U.S. District Court, Northern District of Alabama · N.D. Ala. · Alabama bar guidance

Court sanction

Verified May 5, 2026

Citation
Johnson v. Dunn, 792 F.Supp.3d 1241 (N.D. Ala. 2025)
Decided
July 23, 2025

Summary

Three Butler Snow LLP attorneys -- partners Matthew B. Reeves, William J. Cranford, and William R. Lunsford -- filed two discovery motions on behalf of former Alabama Department of Corrections Commissioner Jefferson Dunn in a prisoner civil rights case. The motions contained five fabricated case citations. Partner Reeves had used ChatGPT to generate legal research and did not verify the citations before filing. Butler Snow had adopted a written firm AI use policy in June 2023 that required written approval and independent verification; the policy was not followed.

AI tool:
ChatGPT
This case summary is informational only. Verify the underlying opinion or order against the primary source before relying on it in any filing or client matter.

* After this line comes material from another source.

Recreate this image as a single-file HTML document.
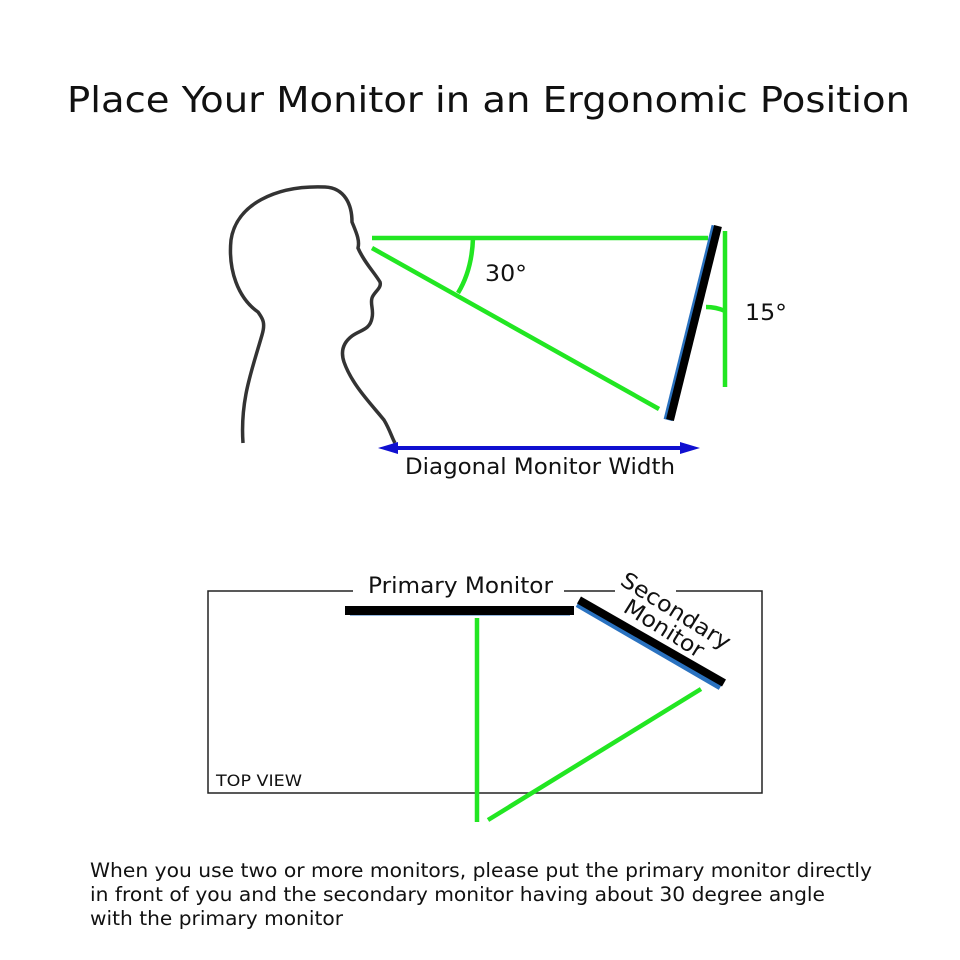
<!DOCTYPE html>
<html><head><meta charset="utf-8"><style>
html,body{margin:0;padding:0;background:#fff}
svg{display:block}
text{font-family:"DejaVu Sans","Liberation Sans",sans-serif;fill:#111}
</style></head><body>
<svg width="960" height="960" viewBox="0 0 960 960" xmlns="http://www.w3.org/2000/svg">
<text x="67" y="112" font-size="36" textLength="843" lengthAdjust="spacingAndGlyphs">Place Your Monitor in an Ergonomic Position</text>
<!-- head -->
<path d="M243,443 C240,400 252,370 262,335 C266,322 262,318 258,312 C238,298 228,270 231,240 C236,205 275,185 325,187 C345,188 352,205 352,222 C356,232 360,240 358,248 C364,262 374,272 380,282 C382,288 374,292 372,298 C370,304 374,310 372,318 C370,330 360,330 352,336 C344,342 340,350 344,362 C352,385 372,405 384,420 C390,430 392,438 395,443" fill="none" stroke="#333" stroke-width="3.5"/>
<g stroke="#22e622" stroke-width="4.5" fill="none">
<line x1="372" y1="238" x2="708" y2="238"/>
<line x1="372" y1="248" x2="659" y2="409"/>
<path d="M473,238 Q472,270 458,293"/>
<line x1="725" y1="231" x2="725" y2="387"/>
<path d="M706,307 Q716,307 725,311"/>
</g>
<line x1="668" y1="420" x2="716" y2="226" stroke="#2a72c0" stroke-width="9"/>
<line x1="670" y1="420" x2="718" y2="226" stroke="#000" stroke-width="8"/>
<text x="485" y="281" font-size="22" textLength="42" lengthAdjust="spacingAndGlyphs">30°</text>
<text x="745" y="320" font-size="22" textLength="42" lengthAdjust="spacingAndGlyphs">15°</text>
<line x1="395" y1="448" x2="685" y2="448" stroke="#1010d0" stroke-width="4"/>
<polygon points="378,448 398,442 398,454" fill="#1010d0"/>
<polygon points="700,448 680,442 680,454" fill="#1010d0"/>
<text x="405" y="474" font-size="22" textLength="270" lengthAdjust="spacingAndGlyphs">Diagonal Monitor Width</text>
<g stroke="#222" stroke-width="1.5" fill="none">
<polyline points="353,591 208,591 208,793 762,793 762,591 676,591"/>
<line x1="564" y1="591" x2="615" y2="591"/>
</g>
<text x="368" y="593" font-size="22" textLength="185" lengthAdjust="spacingAndGlyphs">Primary Monitor</text>
<line x1="350" y1="614" x2="570" y2="614" stroke="#2a72c0" stroke-width="3"/>
<rect x="345" y="606" width="229" height="9" fill="#000"/>
<line x1="578" y1="603" x2="721" y2="686" stroke="#2a72c0" stroke-width="9"/>
<line x1="579" y1="600" x2="724" y2="683" stroke="#000" stroke-width="8"/>
<g stroke="#22e622" stroke-width="4.5">
<line x1="477" y1="618" x2="477" y2="822"/>
<line x1="488" y1="820" x2="701" y2="689"/>
</g>
<text transform="translate(619,584) rotate(32)" font-size="22" textLength="125" lengthAdjust="spacingAndGlyphs">Secondary</text>
<text transform="translate(622,611) rotate(32)" font-size="22" textLength="90" lengthAdjust="spacingAndGlyphs">Monitor</text>
<text x="216" y="786" font-size="16" textLength="86" lengthAdjust="spacingAndGlyphs">TOP VIEW</text>
<text x="90" y="877" font-size="19.5" textLength="782" lengthAdjust="spacingAndGlyphs">When you use two or more monitors, please put the primary monitor directly</text>
<text x="90" y="901" font-size="19.5" textLength="735" lengthAdjust="spacingAndGlyphs">in front of you and the secondary monitor having about 30 degree angle</text>
<text x="90" y="925" font-size="19.5" textLength="253" lengthAdjust="spacingAndGlyphs">with the primary monitor</text>
</svg>
</body></html>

What sanction did the court impose?

U.S. District Judge Anna Manasco disqualified all three attorneys from representing the defendant for the remainder of the case, directed that the opinion be published in the Federal Supplement, and referred the attorneys to bar regulators in every state where they hold licenses. Sanctioned attorneys were required to disclose the sanctions order to all current clients, opposing counsel, and presiding judges in all pending matters. The court expressly rejected monetary sanctions as insufficiently deterrent: 'If fines and public embarrassment were effective deterrents, there would not be so many cases to cite.' Butler Snow itself was not sanctioned, in recognition of its pre-existing written AI use policy and cooperative response.

Why does Johnson v. Dunn matter for law firms using AI?

Johnson v. Dunn is the case where monetary sanctions were rejected as too lenient. Judge Manasco disqualified three partners from a national firm and referred them to every state bar where they are licensed, reasoning that fines have not deterred the pattern. Two other points make the case distinctive: Butler Snow itself escaped sanction because it had a written AI policy (the partner just had not followed it), and the Federal Supplement publication was intentional — the court wanted the order to carry precedential weight for the next hallucination case that reaches a federal judge’s desk.